# Data excerpt start
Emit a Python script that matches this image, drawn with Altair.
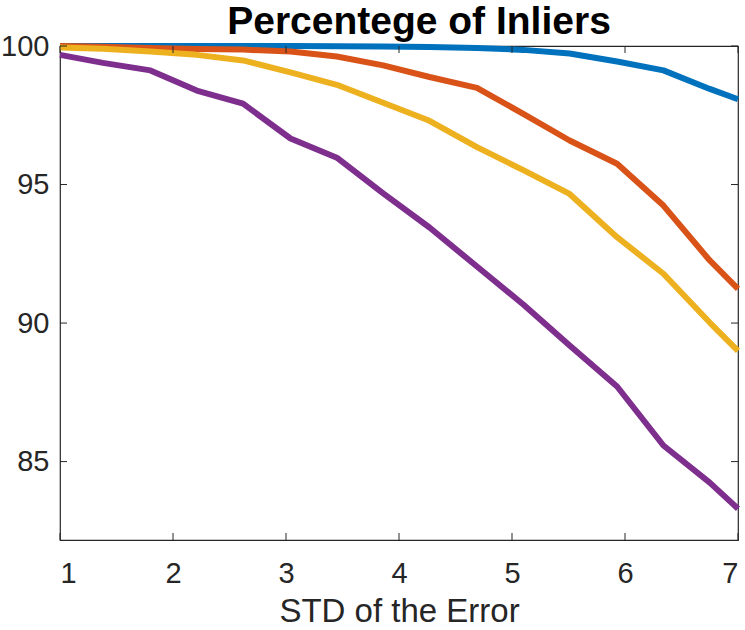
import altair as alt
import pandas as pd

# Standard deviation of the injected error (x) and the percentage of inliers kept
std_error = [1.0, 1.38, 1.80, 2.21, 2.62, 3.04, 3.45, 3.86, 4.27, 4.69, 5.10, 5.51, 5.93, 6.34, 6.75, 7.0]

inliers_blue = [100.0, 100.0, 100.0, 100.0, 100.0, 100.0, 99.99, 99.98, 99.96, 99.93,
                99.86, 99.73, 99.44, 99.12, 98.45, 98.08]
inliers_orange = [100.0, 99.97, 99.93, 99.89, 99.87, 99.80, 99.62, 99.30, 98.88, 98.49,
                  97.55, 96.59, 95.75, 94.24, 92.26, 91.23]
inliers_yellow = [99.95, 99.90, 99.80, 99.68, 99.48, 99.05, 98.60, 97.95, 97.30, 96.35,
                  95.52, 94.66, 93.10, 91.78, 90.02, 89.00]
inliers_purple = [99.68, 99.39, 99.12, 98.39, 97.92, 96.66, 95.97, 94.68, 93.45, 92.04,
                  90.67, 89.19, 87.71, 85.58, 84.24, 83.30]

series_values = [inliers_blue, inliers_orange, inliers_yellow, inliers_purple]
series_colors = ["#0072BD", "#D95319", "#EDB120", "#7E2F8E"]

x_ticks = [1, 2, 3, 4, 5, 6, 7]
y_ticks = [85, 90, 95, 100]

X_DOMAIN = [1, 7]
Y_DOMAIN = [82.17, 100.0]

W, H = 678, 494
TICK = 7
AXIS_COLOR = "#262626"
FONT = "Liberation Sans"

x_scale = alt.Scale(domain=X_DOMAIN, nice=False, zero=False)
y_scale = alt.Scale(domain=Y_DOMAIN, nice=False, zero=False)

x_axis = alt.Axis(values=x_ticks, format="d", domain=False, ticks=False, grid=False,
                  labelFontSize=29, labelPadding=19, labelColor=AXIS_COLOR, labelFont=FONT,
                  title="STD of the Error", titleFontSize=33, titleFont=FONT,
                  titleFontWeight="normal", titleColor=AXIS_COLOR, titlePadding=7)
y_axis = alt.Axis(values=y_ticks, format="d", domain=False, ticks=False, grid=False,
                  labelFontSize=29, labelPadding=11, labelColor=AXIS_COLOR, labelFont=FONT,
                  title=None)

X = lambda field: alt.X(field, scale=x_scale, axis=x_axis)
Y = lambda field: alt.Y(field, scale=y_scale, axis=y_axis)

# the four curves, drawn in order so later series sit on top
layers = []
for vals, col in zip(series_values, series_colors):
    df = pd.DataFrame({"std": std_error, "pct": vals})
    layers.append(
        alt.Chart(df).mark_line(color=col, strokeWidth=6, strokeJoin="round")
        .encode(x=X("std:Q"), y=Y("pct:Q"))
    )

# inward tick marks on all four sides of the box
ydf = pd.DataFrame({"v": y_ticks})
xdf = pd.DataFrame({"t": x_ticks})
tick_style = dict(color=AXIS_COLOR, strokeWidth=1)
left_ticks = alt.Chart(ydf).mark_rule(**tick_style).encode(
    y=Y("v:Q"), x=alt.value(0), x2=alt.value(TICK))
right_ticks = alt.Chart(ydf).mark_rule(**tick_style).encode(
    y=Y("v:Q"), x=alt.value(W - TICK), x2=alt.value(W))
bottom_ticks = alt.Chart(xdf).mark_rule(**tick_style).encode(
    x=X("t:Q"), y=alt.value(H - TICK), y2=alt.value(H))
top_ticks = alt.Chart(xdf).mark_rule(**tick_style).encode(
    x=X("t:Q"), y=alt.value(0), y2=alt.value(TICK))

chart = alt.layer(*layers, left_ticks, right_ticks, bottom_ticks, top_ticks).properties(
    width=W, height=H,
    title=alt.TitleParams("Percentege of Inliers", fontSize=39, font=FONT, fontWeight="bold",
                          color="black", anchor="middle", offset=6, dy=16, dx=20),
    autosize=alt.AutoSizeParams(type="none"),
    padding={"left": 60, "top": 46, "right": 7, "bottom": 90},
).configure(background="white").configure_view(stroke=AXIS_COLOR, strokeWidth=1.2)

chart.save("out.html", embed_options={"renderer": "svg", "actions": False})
# Data excerpt end
Exercise brief: From the data above, write out everything exactly except the pictures.

Solution:
Emit a Python script that matches this image, drawn with Altair.
import altair as alt
import pandas as pd

# Standard deviation of the injected error (x) and the percentage of inliers kept
std_error = [1.0, 1.38, 1.80, 2.21, 2.62, 3.04, 3.45, 3.86, 4.27, 4.69, 5.10, 5.51, 5.93, 6.34, 6.75, 7.0]

inliers_blue = [100.0, 100.0, 100.0, 100.0, 100.0, 100.0, 99.99, 99.98, 99.96, 99.93,
                99.86, 99.73, 99.44, 99.12, 98.45, 98.08]
inliers_orange = [100.0, 99.97, 99.93, 99.89, 99.87, 99.80, 99.62, 99.30, 98.88, 98.49,
                  97.55, 96.59, 95.75, 94.24, 92.26, 91.23]
inliers_yellow = [99.95, 99.90, 99.80, 99.68, 99.48, 99.05, 98.60, 97.95, 97.30, 96.35,
                  95.52, 94.66, 93.10, 91.78, 90.02, 89.00]
inliers_purple = [99.68, 99.39, 99.12, 98.39, 97.92, 96.66, 95.97, 94.68, 93.45, 92.04,
                  90.67, 89.19, 87.71, 85.58, 84.24, 83.30]

series_values = [inliers_blue, inliers_orange, inliers_yellow, inliers_purple]
series_colors = ["#0072BD", "#D95319", "#EDB120", "#7E2F8E"]

x_ticks = [1, 2, 3, 4, 5, 6, 7]
y_ticks = [85, 90, 95, 100]

X_DOMAIN = [1, 7]
Y_DOMAIN = [82.17, 100.0]

W, H = 678, 494
TICK = 7
AXIS_COLOR = "#262626"
FONT = "Liberation Sans"

x_scale = alt.Scale(domain=X_DOMAIN, nice=False, zero=False)
y_scale = alt.Scale(domain=Y_DOMAIN, nice=False, zero=False)

x_axis = alt.Axis(values=x_ticks, format="d", domain=False, ticks=False, grid=False,
                  labelFontSize=29, labelPadding=19, labelColor=AXIS_COLOR, labelFont=FONT,
                  title="STD of the Error", titleFontSize=33, titleFont=FONT,
                  titleFontWeight="normal", titleColor=AXIS_COLOR, titlePadding=7)
y_axis = alt.Axis(values=y_ticks, format="d", domain=False, ticks=False, grid=False,
                  labelFontSize=29, labelPadding=11, labelColor=AXIS_COLOR, labelFont=FONT,
                  title=None)

X = lambda field: alt.X(field, scale=x_scale, axis=x_axis)
Y = lambda field: alt.Y(field, scale=y_scale, axis=y_axis)

# the four curves, drawn in order so later series sit on top
layers = []
for vals, col in zip(series_values, series_colors):
    df = pd.DataFrame({"std": std_error, "pct": vals})
    layers.append(
        alt.Chart(df).mark_line(color=col, strokeWidth=6, strokeJoin="round")
        .encode(x=X("std:Q"), y=Y("pct:Q"))
    )

# inward tick marks on all four sides of the box
ydf = pd.DataFrame({"v": y_ticks})
xdf = pd.DataFrame({"t": x_ticks})
tick_style = dict(color=AXIS_COLOR, strokeWidth=1)
left_ticks = alt.Chart(ydf).mark_rule(**tick_style).encode(
    y=Y("v:Q"), x=alt.value(0), x2=alt.value(TICK))
right_ticks = alt.Chart(ydf).mark_rule(**tick_style).encode(
    y=Y("v:Q"), x=alt.value(W - TICK), x2=alt.value(W))
bottom_ticks = alt.Chart(xdf).mark_rule(**tick_style).encode(
    x=X("t:Q"), y=alt.value(H - TICK), y2=alt.value(H))
top_ticks = alt.Chart(xdf).mark_rule(**tick_style).encode(
    x=X("t:Q"), y=alt.value(0), y2=alt.value(TICK))

chart = alt.layer(*layers, left_ticks, right_ticks, bottom_ticks, top_ticks).properties(
    width=W, height=H,
    title=alt.TitleParams("Percentege of Inliers", fontSize=39, font=FONT, fontWeight="bold",
                          color="black", anchor="middle", offset=6, dy=16, dx=20),
    autosize=alt.AutoSizeParams(type="none"),
    padding={"left": 60, "top": 46, "right": 7, "bottom": 90},
).configure(background="white").configure_view(stroke=AXIS_COLOR, strokeWidth=1.2)

chart.save("out.html", embed_options={"renderer": "svg", "actions": False})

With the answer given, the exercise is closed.